Hacker News new | ask | show | jobs
by krstck 3890 days ago
> They're basically arguing that you're better off going to a school in the middle of nowhere because "hey, for being in such a crappy location, you did pretty well!".

Well, no, not exactly. It's a subtle distinction, but what it's actually ranking is how well that school exceeds expectations, not best outcomes. This is not necessarily a list that will give a student the best school to go to, but rather (what it says on the tin) a scorecard for how well those schools are doing, given their resources.

1 comments

That's my point -- who decides what expectations are? Their results are incredibly dependent on the model specification. I imagine if they changed which indicators they used, the results would vary widely.

Here's another way to see my concern. Suppose you had a classifier that achieves 1.0 R^2; then since it perfectly predicts each school's expected value, it'll assign each school a score of 0. I'm pretty suspicious of an approach where the results get worse with better predictive power.

Even if you want to do "exceeds expectations", I think you shouldn't include variables that are school specific, only variables that are student specific. In other words, for my expected outcomes, which school is best?

> Here's another way to see my concern. Suppose you had a classifier that achieves 1.0 R^2; then since it perfectly predicts each school's expected value, it'll assign each school a score of 0. I'm pretty suspicious of an approach where the results get worse with better predictive power.

This depends on your view of the importance of undergraduate education, and what worse is. From my point of view, undergraduate education is an institutional obligation used to fund or justify faculty's personal objectives: research.

The reason that the model counts location is simple: universities tend to place candidates locally. I'm pretty sure the recruiters attending fairs at Stanford and Berkeley have higher starting wages than the ones at University of Kansas, and that a lot of that difference is simply regional cost of living.
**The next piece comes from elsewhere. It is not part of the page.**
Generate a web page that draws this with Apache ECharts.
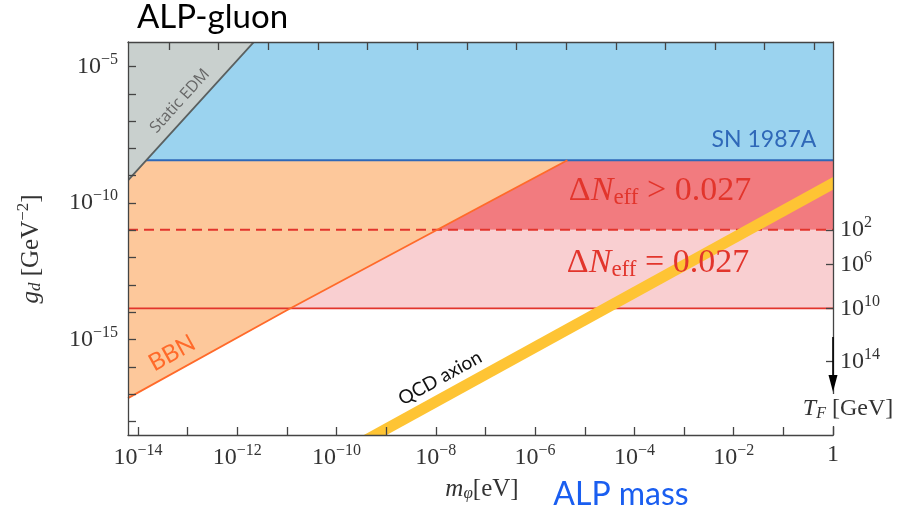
<!DOCTYPE html>
<html>
<head>
<meta charset="utf-8">
<script src="https://cdn.jsdelivr.net/npm/echarts@6/dist/echarts.min.js"></script>
<style>
html,body{margin:0;padding:0;background:#fff;}
#chart{width:909px;height:512px;}
</style>
</head>
<body>
<div id="chart"></div>
<script>
// ---- data (log10 units: mass in eV, coupling in GeV^-2) ----
const xRange = [-14.2, 0];
const yRange = [-18.5, -4.1];
const xTickExps = [-14,-13,-12,-11,-10,-9,-8,-7,-6,-5,-4,-3,-2,-1,0];
const xLabelExps = [-14,-12,-10,-8,-6,-4,-2,0];
const topTickExps = [-13.375,-12.375,-11.375,-10.375,-9.375,-8.375,-7.375,-6.375,-5.375,-4.375,-3.375,-2.375,-1.375,-0.375];
const yTickExps = [-18,-17,-16,-15,-14,-13,-12,-11,-10,-9,-8,-7,-6,-5];
const yLabelExps = [-15,-10,-5];
const tfLabelExps = [2, 6, 10, 14];
const tfLogG = [-10.98, -12.25, -13.86, -15.81];

const snLogG = -8.43;            // SN 1987A bound
const dneffGtLogG = -10.98;      // ΔNeff > 0.027 (dashed)
const dneffEqLogG = -13.86;      // ΔNeff = 0.027 (solid)
const bbnLogM = [-14.2, -11.01, -6.71, -5.35];
const bbnLogG = [-17.15, -13.94, -9.75, -8.43];
const edmLogM = [-14.2, -11.665];
const edmLogG = [-9.17, -4.1];
const qcdLogM = [-10.0, 0.5];
const qcdLogG = [-19.28, -8.78];

// ---- build ----
const serif = 'Liberation Serif';
function zip(a, b){ return a.map((v,i)=>[v, b[i]]); }
function powLabel(e){ return e === 0 ? '{b|1}' : '{b|10}{s|' + (e<0?'−':'') + Math.abs(e) + '}'; }
const labRich = {
  b:{fontFamily:serif,fontSize:24,color:'#333'},
  s:{fontFamily:serif,fontSize:16,color:'#333',padding:[0,0,14,0]}
};
function polySeries(pts, fill, z, stroke, lw){
  return {
    type:'custom', coordinateSystem:'cartesian2d', xAxisIndex:0, yAxisIndex:0,
    data: pts, z: z, clip:true, silent:true,
    renderItem:function(params, api){
      if(params.dataIndex !== 0) return null;
      return {type:'polygon', shape:{points: pts.map(p=>api.coord(p))},
        style:{fill:fill, stroke: stroke || 'none', lineWidth: lw || 0}};
    }
  };
}
function polylineSeries(pts, color, width, z){
  return {
    type:'custom', coordinateSystem:'cartesian2d', xAxisIndex:0, yAxisIndex:0,
    data: pts, z: z, clip:true, silent:true,
    renderItem:function(params, api){
      if(params.dataIndex !== 0) return null;
      return {type:'polyline', shape:{points: pts.map(p=>api.coord(p))},
        style:{fill:'none', stroke: color, lineWidth: width}};
    }
  };
}
function lineSeries(pts, color, width, z, dash){
  return {type:'line', data:pts, xAxisIndex:0, yAxisIndex:0, symbol:'none', z:z, silent:true, clip:true,
    lineStyle:{color:color, width:width, type: dash || 'solid', cap:'butt'}};
}

const pinkPoly = [[xRange[0],dneffEqLogG],[xRange[1],dneffEqLogG],[xRange[1],dneffGtLogG],[xRange[0],dneffGtLogG]];
const redPoly = [[xRange[0],dneffGtLogG],[xRange[1],dneffGtLogG],[xRange[1],snLogG],[xRange[0],snLogG]];
const bluePoly = [[xRange[0],snLogG],[xRange[1],snLogG],[xRange[1],yRange[1]],[xRange[0],yRange[1]]];
const orangePoly = zip(bbnLogM,bbnLogG).concat([[xRange[0], snLogG]]);
const edmPoly = zip(edmLogM,edmLogG).concat([[xRange[0], yRange[1]]]);

const frame = '#444';
const red = '#e2352c';
const dRich = {
  a:{fontFamily:serif,fontSize:34,fill:red},
  n:{fontFamily:serif,fontStyle:'italic',fontSize:34,fill:red},
  e:{fontFamily:serif,fontSize:23,fill:red,padding:[13,0,0,0]}
};
const option = {
  animation:false,
  grid:{left:128,right:76,top:42,bottom:77,containLabel:false},
  xAxis:[
    {type:'value',position:'bottom',min:xRange[0],max:xRange[1],z:10,
     axisLine:{show:true,onZero:false,lineStyle:{color:frame,width:1.3}},
     axisTick:{show:true,inside:true,length:8,customValues:xTickExps,lineStyle:{color:frame,width:1.3}},
     axisLabel:{show:true,margin:8,customValues:xLabelExps,formatter:v=>powLabel(Math.round(v)),rich:labRich},
     splitLine:{show:false}},
    {type:'value',position:'top',min:xRange[0],max:xRange[1],z:10,
     axisLine:{show:true,onZero:false,lineStyle:{color:frame,width:1.3}},
     axisTick:{show:true,inside:true,length:8,customValues:topTickExps,lineStyle:{color:frame,width:1.3}},
     axisLabel:{show:false},splitLine:{show:false}}
  ],
  yAxis:[
    {type:'value',position:'left',min:yRange[0],max:yRange[1],z:10,
     axisLine:{show:true,onZero:false,lineStyle:{color:frame,width:1.3}},
     axisTick:{show:true,inside:true,length:8,customValues:yTickExps,lineStyle:{color:frame,width:1.3}},
     axisLabel:{show:true,margin:10,customValues:yLabelExps,formatter:v=>powLabel(Math.round(v)),rich:labRich},
     splitLine:{show:false}},
    {type:'value',position:'right',min:yRange[0],max:yRange[1],z:10,
     axisLine:{show:true,onZero:false,lineStyle:{color:frame,width:1.3}},
     axisTick:{show:true,inside:true,length:7,customValues:tfLogG,lineStyle:{color:frame,width:1.3}},
     axisLabel:{show:true,margin:7,customValues:tfLogG,
       formatter:v=>{ const i = tfLogG.findIndex(t=>Math.abs(t-v)<1e-6); return i<0?'':'{b|10}{s|'+tfLabelExps[i]+'}'; },
       rich:labRich},
     splitLine:{show:false}}
  ],
  series:[
    polySeries(pinkPoly,'#f9cfd1',1),
    polySeries(redPoly,'#f27b7f',1),
    polySeries(bluePoly,'#9bd3ef',1),
    polySeries(orangePoly,'#fdc89b',2),
    lineSeries([[xRange[0],snLogG],[xRange[1],snLogG]],'#2f68b8',2,3),
    lineSeries([[xRange[0],dneffGtLogG],[xRange[1],dneffGtLogG]],red,1.8,3,[10,6]),
    lineSeries([[xRange[0],dneffEqLogG],[xRange[1],dneffEqLogG]],red,1.8,3),
    lineSeries(zip(bbnLogM,bbnLogG),'#ff6a2a',1.8,3),
    polySeries(edmPoly,'#c9d0ce',4,'#5a6060',1.8),
    polylineSeries(zip(qcdLogM,qcdLogG),'#fec434',11,5)
  ],
  graphic:[
    {type:'text',left:137,top:1,style:{text:'ALP-gluon',font:'33px Lato',fill:'#000'}},
    {type:'text',x:180,y:101,rotation:47.8*Math.PI/180,style:{text:'Static EDM',x:0,y:0,align:'center',verticalAlign:'middle',font:'16px "Open Sans"',fill:'#666'},z:20},
    {type:'text',x:764,y:140,style:{text:'SN 1987A',x:0,y:0,align:'center',verticalAlign:'middle',font:'23px Lato',fill:'#2f68b8'},z:20},
    {type:'text',x:660,y:191,style:{x:0,y:0,align:'center',verticalAlign:'middle',
      text:'{a|Δ}{n|N}{e|eff}{a| > 0.027}',rich:dRich},z:20},
    {type:'text',x:658,y:263,style:{x:0,y:0,align:'center',verticalAlign:'middle',
      text:'{a|Δ}{n|N}{e|eff}{a| = 0.027}',rich:dRich},z:20},
    {type:'text',x:172,y:353,rotation:29*Math.PI/180,style:{text:'BBN',x:0,y:0,align:'center',verticalAlign:'middle',font:'24px Lato',fill:'#ff6a2a'},z:20},
    {type:'text',x:440,y:378,rotation:29*Math.PI/180,style:{text:'QCD axion',x:0,y:0,align:'center',verticalAlign:'middle',font:'19px Lato',fill:'#111'},z:20},
    {type:'text',x:31,y:249,rotation:Math.PI/2,style:{x:0,y:0,align:'center',verticalAlign:'middle',
      text:'{i|g}{d|d}{r| [GeV}{s|−2}{r|]}',
      rich:{i:{fontFamily:serif,fontStyle:'italic',fontSize:25,fill:'#333'},d:{fontFamily:serif,fontStyle:'italic',fontSize:17,fill:'#333',padding:[10,0,0,0]},
            r:{fontFamily:serif,fontSize:25,fill:'#333'},s:{fontFamily:serif,fontSize:17,fill:'#333',padding:[0,0,14,0]}}},z:20},
    {type:'text',x:482,y:489,style:{x:0,y:0,align:'center',verticalAlign:'middle',
      text:'{i|m}{d|φ}{r|[eV]}',
      rich:{i:{fontFamily:serif,fontStyle:'italic',fontSize:25,fill:'#333'},d:{fontFamily:serif,fontStyle:'italic',fontSize:17,fill:'#333',padding:[10,0,0,0]},
            r:{fontFamily:serif,fontSize:25,fill:'#333'}}},z:20},
    {type:'text',x:621,y:495,style:{text:'ALP mass',x:0,y:0,align:'center',verticalAlign:'middle',font:'32px Lato',fill:'#1a5ef0'},z:20},
    {type:'rect',shape:{x:798,y:394,width:105,height:32},style:{fill:'#fff'},z:19},
    {type:'text',x:848,y:409,style:{x:0,y:0,align:'center',verticalAlign:'middle',
      text:'{i|T}{d|F}{r| [GeV]}',
      rich:{i:{fontFamily:serif,fontStyle:'italic',fontSize:24,fill:'#333'},d:{fontFamily:serif,fontStyle:'italic',fontSize:16,fill:'#333',padding:[9,0,0,0]},
            r:{fontFamily:serif,fontSize:24,fill:'#333'}}},z:20},
    {type:'line',shape:{x1:833,y1:337,x2:833,y2:380},style:{stroke:'#000',lineWidth:1.6},z:21},
    {type:'polygon',shape:{points:[[828.5,375],[837.5,375],[833,392]]},style:{fill:'#000'},z:21}
  ]
};
const chart = echarts.init(document.getElementById('chart'),null,{renderer:'canvas'});
chart.setOption(option);
</script>
</body>
</html>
If you don't factor that in, you risk a bad school in an expensive place ranking higher than a good school in a cheap place.

> Suppose you had a classifier that achieves 1.0 R^2; then since it perfectly predicts each school's expected value, it'll assign each school a score of 0. I'm pretty suspicious of an approach where the results get worse with better predictive power.

If I'm understanding correctly, that result would indicate a world where the college you attend has no effect on your earning power. ie. choose any college you want, because you'll earn the same amount regardless of which one you choose.

This would only apply to colleges that people in your demographic group actually attended though. If the dataset doesn't contain any information about people like you who went to Harvard, then maybe Harvard would indeed increase your earning potential if there was a way for you to actually go there.

I'm not saying that each college you attend has no effect on earning power. It's just that I can perfectly predict the effect of each college on your earning power. Does that make sense? If I have an oracle that tells you

"if you got to Harvard, you will make $80,000, if you go to MIT, you will make $86,000",

and the oracle is exactly correct, then under this model, The Economist assigns every college a score of 0.

I think you are missing the key ingredient in the analysis.

The Economist is attempting to build such an oracle via statistical regression. HOWEVER, the Oracle is intentionally limited in input to a specific list of things: SAT scores, sex ratio, race breakdown, size, public or private, earning power in the city where it is located, etc.

The things that are omitted constitute the actual value the University brings to the table: quality of teachers, instruction, organizations on campus, etc. (1)

So however far off the model is for two given Universities must be explained by all the missing inputs, i.e. largely how "good" the University is.

If the Oracle was able to perfectly predict your earning power given that limited set of inputs, then it would basically mean that a University is completely defined by SAT scores of students, sex ratio, race, etc. and there's absolutely no value they add or subtract beyond that. That was be a very, very interesting result. But you can see why it's unlikely.

Hopefully this makes sense?

(1) Of course it's possible that there are factors like "how many trees on campus" or "how many vowels are in the name" which might also affect earnings. But we can probably agree that it's less likely to be important than the aforementioned ones ("quality of instruction", etc.).

> and the oracle is exactly correct, then under this model, The Economist assigns every college a score of 0.

If what you are saying is true, then I agree that the ratings are nonsensical. But I don't think you are correct. Their methodology consists of comparing two numbers:

1. the observed earnings

2. the estimated earnings if the same students had studied elsewhere (presumably some average)

So if we had your oracle, the numbers 1 and 2 would be different for the two colleges, not the same.